La mémoire collective souvient de la révolte des viticulteurs du Midi, en 1907, victimes de la surproduction et de la baisse des cours, et immortalisée par les héroïques soldats du 17ème régiment d’infanterie qui refusèrent de tirer sur la foule.
Elle a moins retenu celle des « cossiers« , ces vignerons champenois qui reprochaient (les marnais) aux grandes maisons de champagne de s’approvisionner en raisin hors de la zone d’appellation, ou qui souhaitaient (les aubois) y avoir accès.
Gaston Couté a chanté ces luttes : Le beau geste du sous-préfet, Cantique à l’usage des vignerons champenois, Ces choses-là, Au Vigneron Champenois, le Nouveau crédo du paysan, parus dans le journal anarchiste La Guerre Sociale. On ne s’étonnera pas de la tonalité révolutionnaire de ces chansons !
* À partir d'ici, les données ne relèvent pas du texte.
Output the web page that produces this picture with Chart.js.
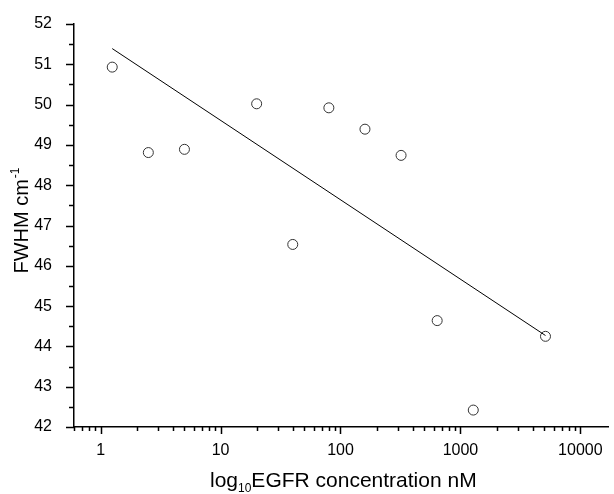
<!DOCTYPE html>
<html>
<head>
<meta charset="utf-8">
<script src="https://cdn.jsdelivr.net/npm/chart.js@4"></script>
<style>
  html, body { margin: 0; padding: 0; background: #fff; }
  #wrap { width: 614px; height: 494px; position: relative; }
</style>
</head>
<body>
<div id="wrap"><canvas id="myChart"></canvas></div>
<script>
// EGFR concentration (nM) and FWHM (cm-1)
var concentration = [1.25, 2.5, 5, 20, 40, 80, 160, 320, 640, 1280, 5120];
var fwhm = [50.93, 48.81, 48.89, 50.02, 46.53, 49.92, 49.39, 48.74, 44.64, 42.42, 44.25];

// fitted line end points
var fitX = [1.25, 5120];
var fitY = [51.39, 44.27];

var xTickLabels = [1, 10, 100, 1000, 10000];
var yMin = 42, yMax = 52;
var xMin = 0.6, xMax = 17000;

var fontName = "'Liberation Sans', Arial, sans-serif";

var pts = concentration.map(function (c, i) { return {x: c, y: fwhm[i]}; });
var fitPts = fitX.map(function (c, i) { return {x: c, y: fitY[i]}; });

// outward tick marks, long on majors, short on minors
var tickMarks = {
  id: 'tickMarks',
  afterDraw: function (chart) {
    var ctx = chart.ctx, area = chart.chartArea;
    var x = chart.scales.x, y = chart.scales.y;
    ctx.save();
    ctx.strokeStyle = '#000';
    ctx.lineWidth = 1.5;
    ctx.beginPath();
    for (var e = -1; e <= 4; e++) {
      for (var k = 1; k <= 9; k++) {
        var v = k * Math.pow(10, e);
        if (v < xMin || v > xMax) continue;
        var px = Math.round(x.getPixelForValue(v)) + 0.5;
        ctx.moveTo(px, area.bottom);
        ctx.lineTo(px, area.bottom + (k === 1 ? 7 : 4));
      }
    }
    for (var t = yMin; t <= yMax; t += 0.5) {
      var py = Math.round(y.getPixelForValue(t)) + 0.5;
      ctx.moveTo(area.left, py);
      ctx.lineTo(area.left - (t % 1 === 0 ? 8 : 5), py);
    }
    ctx.stroke();

    // axis titles with sub / superscripts
    ctx.fillStyle = '#000';
    ctx.textBaseline = 'alphabetic';
    var big = '21px ' + fontName, small = '12px ' + fontName;

    ctx.font = big;
    var w1 = ctx.measureText('log').width;
    ctx.font = small;
    var w2 = ctx.measureText('10').width;
    var sx = 210;
    var by = 487;
    ctx.font = big;
    ctx.fillText('log', sx, by);
    ctx.font = small;
    ctx.fillText('10', sx + w1, by + 5);
    ctx.font = big;
    ctx.fillText('EGFR concentration nM', sx + w1 + w2, by);

    ctx.translate(28, 221);
    ctx.rotate(-Math.PI / 2);
    ctx.font = '20px ' + fontName;
    var a = ctx.measureText('FWHM cm').width;
    ctx.font = small;
    var b = ctx.measureText('-1').width;
    var s = -(a + b) / 2;
    ctx.font = '20px ' + fontName;
    ctx.fillText('FWHM cm', s, 0);
    ctx.font = small;
    ctx.fillText('-1', s + a + 1, -9);
    ctx.restore();
  }
};

var ctx = document.getElementById('myChart').getContext('2d');
var myChart = new Chart(ctx, {
  type: 'scatter',
  data: {
    datasets: [{
      data: fitPts,
      showLine: true,
      borderColor: '#000',
      borderWidth: 1,
      pointRadius: 0,
      fill: false
    }, {
      data: pts,
      pointStyle: 'circle',
      pointRadius: 5,
      pointBorderWidth: 1,
      pointBorderColor: '#333',
      pointBackgroundColor: 'rgba(255,255,255,0)',
      showLine: false
    }]
  },
  options: {
    responsive: true,
    maintainAspectRatio: false,
    animation: false,
    layout: { padding: { top: 24, right: 0, left: 0, bottom: 0 } },
    plugins: {
      legend: { display: false },
      tooltip: { enabled: false }
    },
    scales: {
      x: {
        type: 'logarithmic',
        min: xMin,
        max: xMax,
        grid: { display: false },
        border: { display: true, color: '#000', width: 1.5 },
        afterBuildTicks: function (scale) {
          scale.ticks = xTickLabels.map(function (v) { return {value: v, major: true}; });
        },
        afterFit: function (scale) {
          scale.height = 67;
        },
        ticks: {
          color: '#000',
          padding: 6,
          maxRotation: 0,
          font: { family: fontName, size: 16 },
          callback: function (v) { return String(v); }
        }
      },
      y: {
        min: yMin,
        max: yMax,
        grid: { display: false },
        border: { display: true, color: '#000', width: 1.5 },
        afterFit: function (scale) {
          scale.width = 74;
        },
        ticks: {
          color: '#000',
          stepSize: 1,
          padding: 14,
          font: { family: fontName, size: 16 }
        }
      }
    }
  },
  plugins: [tickMarks]
});
</script>
</body>
</html>
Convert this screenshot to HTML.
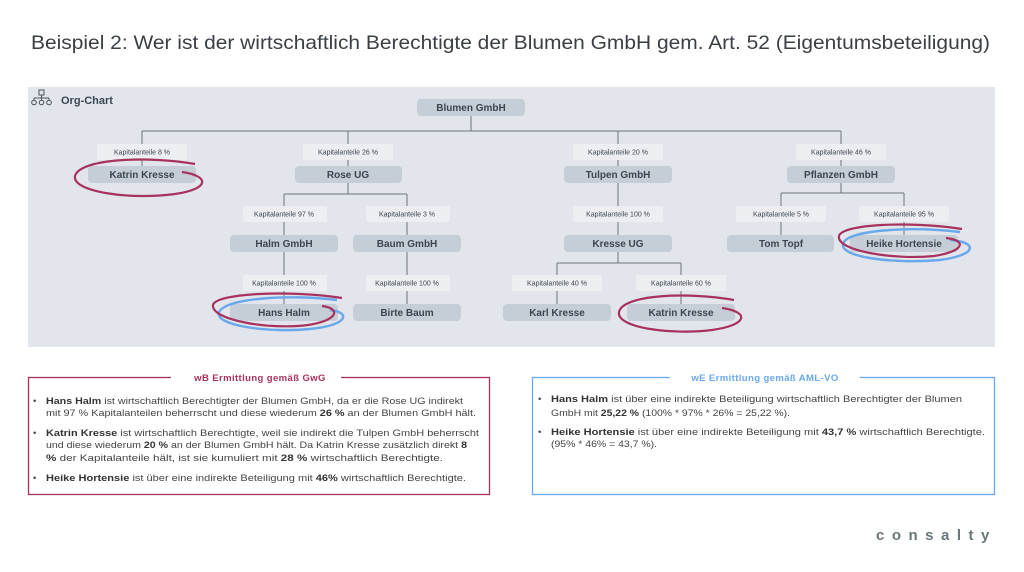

Aujourd’hui, voilà c’ qui s’ pass’ dans la Marne
D’après les dernièr’s nouvell’s des journaux :
Au sac des celliers la foule s’acharne
Brisant les bouteill’s, crevant les tonneaux ;
Les ruisseaux débord’nt de flots de champagne
Et les vign’s avec leurs grands échalas
Sont comm’ des bûchers au cœur des campagnes…
On peut trouver les paroles de ces chansons sur le site de Mediapart.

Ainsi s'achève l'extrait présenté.